Perhaps the worst thing about these movies is they’re all the same! None of them stray from The Blair Witch Project’s
template. Unlikable people go to
woods/haunted house/abandoned asylum. Unlikable people hear scary noises. Unlikable people run around in
dark/night-vision. Unlikable
people cry and drip snot before off-screen death. Only the unseen threat that’s
chasing them ever changes. None of
them are as smart, intelligent or subversive as the granddaddy of ‘found
footage’ films, Ruggero Deodato’s
1980 classic Cannibal Holocaust, a
film that’s still as fresh and terrifying as it was 30 years ago.
A Night In
The Woods fails to buck this trend.
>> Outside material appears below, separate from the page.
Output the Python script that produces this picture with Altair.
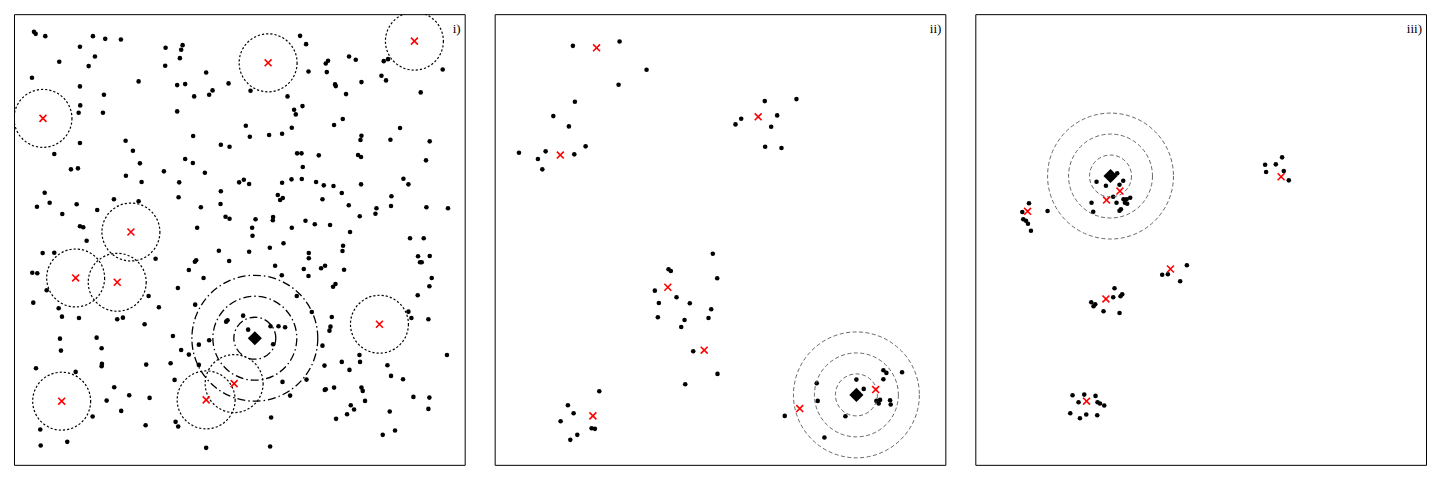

As ever, the camera fails to capture anything of import;
we’re treated to long monologues and allowed to eavesdrop on intense arguments
that go frustratingly unresolved but as soon as something weird happens or one
character attacks another, it’s shaky-cam time and we’re treated to a nice
juddery view of the grass and some muffled screaming while the action takes
place out of shot. The
performances are ok, the actors improvising their tits off, with American Indie
actor Scoot McNairy particularly fine as creepy control freak Brody but there’s
just nothing fresh here, nothing original, and the revelation that Kerry’s
‘cousin’ isn’t really her cousin but the ex she lost her virginity to and may or
may not be having an affair with is head-slapping awful and strains the bounds
of credibility. Who in their right
mind goes camping in remote, desolate Dartmoor with their paranoid, stalkerish
boyfriend AND their borderline
sociopath ex? Come to think of it,
if the guy you’ve just met, who you suspect isn’t your girlfriend’s cousin but
her lover, threatens to “f*cking kill you,” wouldn’t you just leave? Get in the car and go home? Would you really decide to push on with
the camping trip, build a campfire and sit around smoking dope with him?
A Night In
The Woods is 82 minutes long.
That’s 82 minutes of your life you’re never going to get back. 82 minutes that you are simply throwing
back in the faces of the Gods, the Universe, Old Father Time. 82 minutes that some day, maybe on your
deathbed, you’ll regret not spending more wisely. You could have gone for a walk in the park. Visited an elderly relative. Had a couple of pints with your mates. Made love to a beautiful woman/man/goat. Cooked and served a Sunday roast dinner. Flown from London to Berlin. If you fast forward through the really
nasty animal killings, you could even have watched almost all of Cannibal Holocaust.